Полагаю, Мюррей является антиподом обычного человека. Он постоянно думал о бомбе в том или ином ключе, дольше, чем большинство из нас живут. Так что же он думает, возвращаясь сюда 70 лет спустя, чтобы поразмышлять над этими атомными истоками?

«Мне это показалось очень интересным», говорит он. «Понимаете, моя память… Порой и спустя один год неправильно что-то помнишь, а что говорить о 70? Я хотел увидеть, как выглядит это место, и рад, что увидел. Оно выглядит примерно так, как я и рассчитывал».

Он говорит, что эмоциональной реакции у него не было – вообще никакой.

«Знаете, я за много лет столько об этом думал, над всеми этими безумно сложными вопросами, понимаете? Стоило ли нам это делать? Могли бы мы сделать это иначе? Полагаю, я обдумал это до конца», говоритон, хмурясь.
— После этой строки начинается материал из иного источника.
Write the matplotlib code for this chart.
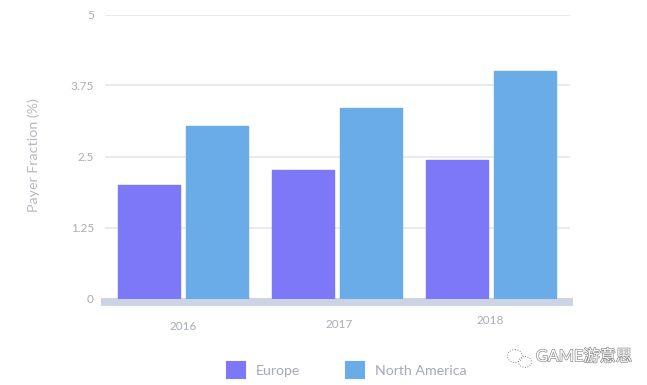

Но удовлетворительного ответа нет, потому что откуда ему взяться? Юного патриота просят присоединиться к совершенно секретному научному проекту, он тянет за пуповину любого следующего поворота в своей судьбе, ощупью идёт по дороге… Это знакомо нам всем, вот только наши дороги не заканчивались в Хиросиме.

Несмотря на то, что работа на Манхэттенском проекте стала стартом его карьеры, несмотря на сильнейшую любовь к физике и на знакомство с рядом величайших её умов, тяжесть бомбы такова, что он бы отдал всё это, лишь бы никогда не содействовать её разрушению. «Если меня сейчас спросить, что бы я предпочёл», говорит он, «если бы можно было переиграть историю заново и мне не довелось бы в этом поучаствовать, то я, думаю, предпочёл бы не участвовать».

«Думаю, я бы сказал об этом так: не то чтобы я сожалею о том, что это сделал. В тех обстоятельствах это казалось правильным. На самом деле, принимая решение, я не знал, что это решение подразумевало». Мюррей замолкает и над чем-то размышляет.

«Но если бы я и знал… В то время это казалось правильным».